WORK REQUIRED - Only the lines from the start of the data below through the line that contains "Chart.register(...registerables);" are to be copied, exactly and without pictures.

[Charts and diagrams as code]
━━━━━━━━━━━━━━━━━━━━━━━━━━━━━━

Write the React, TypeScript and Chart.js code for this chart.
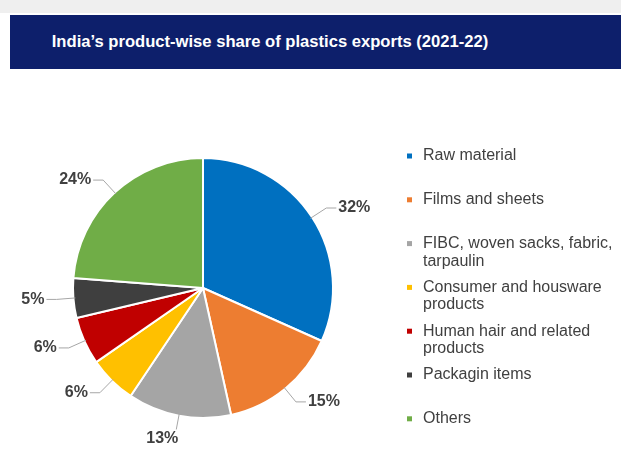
import React, { useEffect, useRef } from "react";
import { Chart, registerables } from "chart.js";

Chart.register(...registerables);

const title = "India’s product-wise share of plastics exports (2021-22)";
const categories = [
  "Raw material",
  "Films and sheets",
  "FIBC, woven sacks, fabric, tarpaulin",
  "Consumer and housware products",
  "Human hair and related products",
  "Packagin items",
  "Others",
];
const legendLines = [
  ["Raw material"],
  ["Films and sheets"],
  ["FIBC, woven sacks, fabric,", "tarpaulin"],
  ["Consumer and housware", "products"],
  ["Human hair and related", "products"],
  ["Packagin items"],
  ["Others"],
];
const shares = [32, 15, 13, 6, 6, 5, 24];
const colors = ["#0070c0", "#ed7d31", "#a5a5a5", "#ffc000", "#c00000", "#3f3f3f", "#70ad47"];

const FONT = "'Liberation Sans', Arial, sans-serif";

const labelPlugin = {
  id: "pieLabels",
  afterDatasetsDraw(chart: any) {
    const ctx = chart.ctx as CanvasRenderingContext2D;
    const meta = chart.getDatasetMeta(0);
    ctx.save();
    ctx.font = `bold 16px ${FONT}`;
    ctx.fillStyle = "#404040";
    ctx.strokeStyle = "#a6a6a6";
    ctx.lineWidth = 1;
    meta.data.forEach((arc: any, i: number) => {
      const { x, y, startAngle, endAngle, outerRadius } = arc.getProps(
        ["x", "y", "startAngle", "endAngle", "outerRadius"],
        true
      );
      const mid = (startAngle + endAngle) / 2;
      const c = Math.cos(mid);
      const s = Math.sin(mid);
      const p0 = { x: x + c * (outerRadius - 2), y: y + s * (outerRadius - 2) };
      const text = shares[i] + "%";
      if (Math.abs(c) < 0.25) {
        const r1 = outerRadius + 14;
        const p1 = { x: x + c * r1, y: y + s * r1 };
        ctx.beginPath();
        ctx.moveTo(p0.x, p0.y);
        ctx.lineTo(p1.x, p1.y);
        ctx.stroke();
        ctx.textAlign = c < 0 ? "right" : "left";
        ctx.textBaseline = s > 0 ? "top" : "bottom";
        ctx.fillText(text, p1.x + (c < 0 ? 2 : -2), p1.y + (s > 0 ? 1 : -1));
      } else {
        const r1 = outerRadius + 17;
        const p1 = { x: x + c * r1, y: y + s * r1 };
        const dir = c > 0 ? 1 : -1;
        const p2 = { x: p1.x + dir * 10, y: p1.y };
        ctx.beginPath();
        ctx.moveTo(p0.x, p0.y);
        ctx.lineTo(p1.x, p1.y);
        ctx.lineTo(p2.x, p2.y);
        ctx.stroke();
        ctx.textAlign = dir > 0 ? "left" : "right";
        ctx.textBaseline = "middle";
        ctx.fillText(text, p2.x + dir * 2, p2.y);
      }
    });

    // legend
    const lx = 407;
    const ty = 86;
    const step = 43.8;
    const lineH = 17.5;
    ctx.font = `16px ${FONT}`;
    ctx.textAlign = "left";
    ctx.textBaseline = "middle";
    legendLines.forEach((lines, i) => {
      const yy = ty + i * step;
      ctx.fillStyle = colors[i];
      ctx.fillRect(lx, yy - 2.5, 5, 5);
      ctx.fillStyle = "#404040";
      lines.forEach((ln, j) => {
        ctx.fillText(ln, lx + 16, yy + j * lineH);
      });
    });
    ctx.restore();
  },
};

export default function App() {
  const ref = useRef<HTMLCanvasElement | null>(null);
  useEffect(() => {
    document.body.style.margin = "0";
    if (!ref.current) return;
    const chart = new Chart(ref.current, {
      type: "pie",
      data: {
        labels: categories,
        datasets: [
          {
            data: shares,
            backgroundColor: colors,
            borderColor: "#ffffff",
            borderWidth: 2,
            hoverOffset: 0,
          },
        ],
      },
      options: {
        responsive: false,
        animation: false,
        radius: 130,
        layout: { padding: { left: 73, right: 288, top: 88, bottom: 32 } },
        plugins: {
          legend: { display: false },
          tooltip: { enabled: false },
        },
      } as any,
      plugins: [labelPlugin],
    });
    return () => chart.destroy();
  }, []);

  return (
    <div style={{ position: "relative", width: 621, height: 450, background: "#ffffff", overflow: "hidden" }}>
      <div style={{ position: "absolute", left: 0, top: 0, width: 621, height: 13, background: "#efefef" }} />
      <div style={{ position: "absolute", left: 10, top: 15, width: 611, height: 54, background: "#0d1f6b" }} />
      <div
        style={{
          position: "absolute",
          left: 0,
          top: 15,
          width: 540,
          height: 54,
          lineHeight: "54px",
          textAlign: "center",
          color: "#ffffff",
          fontFamily: FONT,
          fontWeight: "bold",
          fontSize: 16.6,
        }}
      >
        {title}
      </div>
      <canvas ref={ref} width={621} height={380} style={{ position: "absolute", left: 0, top: 70, width: 621, height: 380 }} />
    </div>
  );
}
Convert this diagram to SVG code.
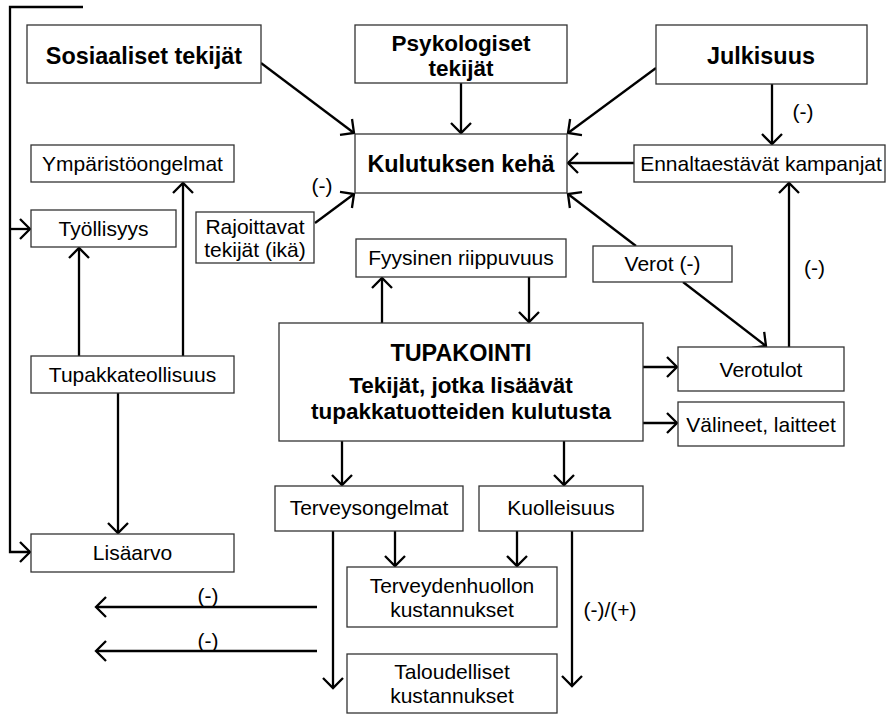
<svg xmlns="http://www.w3.org/2000/svg" width="886" height="714" viewBox="0 0 886 714">
<style>
.box{fill:#fff;stroke:#333;stroke-width:1.3}
.t{font-family:"Liberation Sans",Arial,sans-serif;font-size:21px;fill:#000;text-anchor:middle}
.b{font-family:"Liberation Sans",Arial,sans-serif;font-size:23.4px;font-weight:bold;fill:#000;text-anchor:middle}
.b2{font-family:"Liberation Sans",Arial,sans-serif;font-size:22.5px;font-weight:bold;fill:#000;text-anchor:middle}
.c{fill:none;stroke:#000;stroke-width:2.3}
</style>
<defs>
<marker id="ah" markerUnits="userSpaceOnUse" viewBox="-13 -12 15 24" markerWidth="15" markerHeight="24" refX="0" refY="0" orient="auto">
<path d="M-10,-10 L0,0 L-10,10" fill="none" stroke="#000" stroke-width="2.3"/>
</marker>
</defs>
<rect width="886" height="714" fill="#fff"/>
<g id="connectors">
<path class="c" d="M83,7 H10 V552 H30" marker-end="url(#ah)"/>
<path class="c" d="M10,229 H30" marker-end="url(#ah)"/>
<path class="c" d="M261,63 L354,133" marker-end="url(#ah)"/>
<path class="c" d="M461,83 V133" marker-end="url(#ah)"/>
<path class="c" d="M656,68 L568,133" marker-end="url(#ah)"/>
<path class="c" d="M772,84 V144" marker-end="url(#ah)"/>
<path class="c" d="M634,163 H568" marker-end="url(#ah)"/>
<path class="c" d="M315,223 L354,194" marker-end="url(#ah)"/>
<path class="c" d="M636,246 L568,194" marker-end="url(#ah)"/>
<path class="c" d="M683,282 L766,346" marker-end="url(#ah)"/>
<path class="c" d="M789,347 V183" marker-end="url(#ah)"/>
<path class="c" d="M79,356 V248" marker-end="url(#ah)"/>
<path class="c" d="M183,356 V183" marker-end="url(#ah)"/>
<path class="c" d="M118,393 V533" marker-end="url(#ah)"/>
<path class="c" d="M382,323 V278" marker-end="url(#ah)"/>
<path class="c" d="M529,277 V322" marker-end="url(#ah)"/>
<path class="c" d="M643,367 H677" marker-end="url(#ah)"/>
<path class="c" d="M643,423 H677" marker-end="url(#ah)"/>
<path class="c" d="M342,441 V485" marker-end="url(#ah)"/>
<path class="c" d="M564,441 V485" marker-end="url(#ah)"/>
<path class="c" d="M395,531 V566" marker-end="url(#ah)"/>
<path class="c" d="M517,531 V566" marker-end="url(#ah)"/>
<path class="c" d="M333,531 V688" marker-end="url(#ah)"/>
<path class="c" d="M572,531 V686" marker-end="url(#ah)"/>
<path class="c" d="M317,607 H96" marker-end="url(#ah)"/>
<path class="c" d="M317,651 H96" marker-end="url(#ah)"/>
</g>
<g id="labels">
<text class="t" x="322" y="193">(-)</text>
<text class="t" x="803" y="119">(-)</text>
<text class="t" x="814.5" y="275">(-)</text>
<text class="t" x="208" y="603">(-)</text>
<text class="t" x="208" y="648">(-)</text>
<text class="t" x="610" y="617">(-)/(+)</text>
</g>
<g id="sosiaaliset"><rect class="box" x="27" y="25" width="234" height="58"/><text class="b" x="144" y="64">Sosiaaliset tekijät</text></g>
<g id="psykologiset"><rect class="box" x="355" y="25" width="212" height="58"/><text class="b2" x="461" y="51">Psykologiset</text><text class="b2" x="461" y="76">tekijät</text></g>
<g id="julkisuus"><rect class="box" x="656" y="25" width="211" height="59"/><text class="b" x="761" y="64">Julkisuus</text></g>
<g id="kulutuksen"><rect class="box" x="355" y="134" width="212" height="59"/><text class="b" x="461" y="172">Kulutuksen kehä</text></g>
<g id="ennaltaestavat"><rect class="box" x="634" y="145" width="251" height="37"/><text class="t" x="761" y="171">Ennaltaestävät kampanjat</text></g>
<g id="ymparisto"><rect class="box" x="31" y="145" width="203" height="37"/><text class="t" x="132.5" y="171">Ympäristöongelmat</text></g>
<g id="tyollisyys"><rect class="box" x="31" y="210" width="145" height="37"/><text class="t" x="103.5" y="236">Työllisyys</text></g>
<g id="rajoittavat"><rect class="box" x="196" y="212" width="118" height="51"/><text class="t" x="255" y="234">Rajoittavat</text><text class="t" x="255" y="257">tekijät (ikä)</text></g>
<g id="fyysinen"><rect class="box" x="356" y="239" width="210" height="38"/><text class="t" x="461" y="265">Fyysinen riippuvuus</text></g>
<g id="verot"><rect class="box" x="593" y="246" width="139" height="36"/><text class="t" x="662.5" y="271">Verot (-)</text></g>
<g id="tupakointi"><rect class="box" x="279" y="323" width="364" height="118"/><text class="b" x="461" y="361">TUPAKOINTI</text><text class="b2" x="461" y="393">Tekijät, jotka lisäävät</text><text class="b2" x="461" y="419">tupakkatuotteiden kulutusta</text></g>
<g id="tupakkateollisuus"><rect class="box" x="31" y="356" width="203" height="37"/><text class="t" x="132.5" y="382">Tupakkateollisuus</text></g>
<g id="verotulot"><rect class="box" x="678" y="347" width="166" height="44"/><text class="t" x="761" y="377">Verotulot</text></g>
<g id="valineet"><rect class="box" x="678" y="402" width="166" height="44"/><text class="t" x="761" y="432">Välineet, laitteet</text></g>
<g id="terveysongelmat"><rect class="box" x="275" y="486" width="188" height="45"/><text class="t" x="369" y="515">Terveysongelmat</text></g>
<g id="kuolleisuus"><rect class="box" x="479" y="486" width="164" height="45"/><text class="t" x="561" y="515">Kuolleisuus</text></g>
<g id="lisaarvo"><rect class="box" x="31" y="534" width="203" height="38"/><text class="t" x="132.5" y="560">Lisäarvo</text></g>
<g id="terveydenhuollon"><rect class="box" x="347" y="567" width="210" height="60"/><text class="t" x="452" y="593">Terveydenhuollon</text><text class="t" x="452" y="617">kustannukset</text></g>
<g id="taloudelliset"><rect class="box" x="347" y="654" width="210" height="59"/><text class="t" x="452" y="679">Taloudelliset</text><text class="t" x="452" y="703">kustannukset</text></g>
</svg>
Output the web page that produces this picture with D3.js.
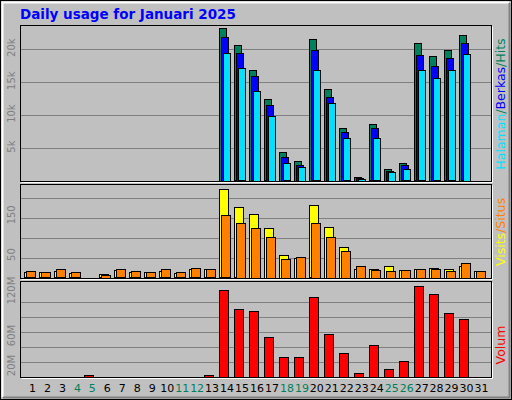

━━━━━━━━━━━━━━━━━━━━━━━━━━━━━━

ANSWER TO THIS TASK -
Write the React, TypeScript and Chart.js code for this chart.
import React, { useEffect, useRef } from "react";
import { Chart, registerables } from "chart.js";

Chart.register(...registerables);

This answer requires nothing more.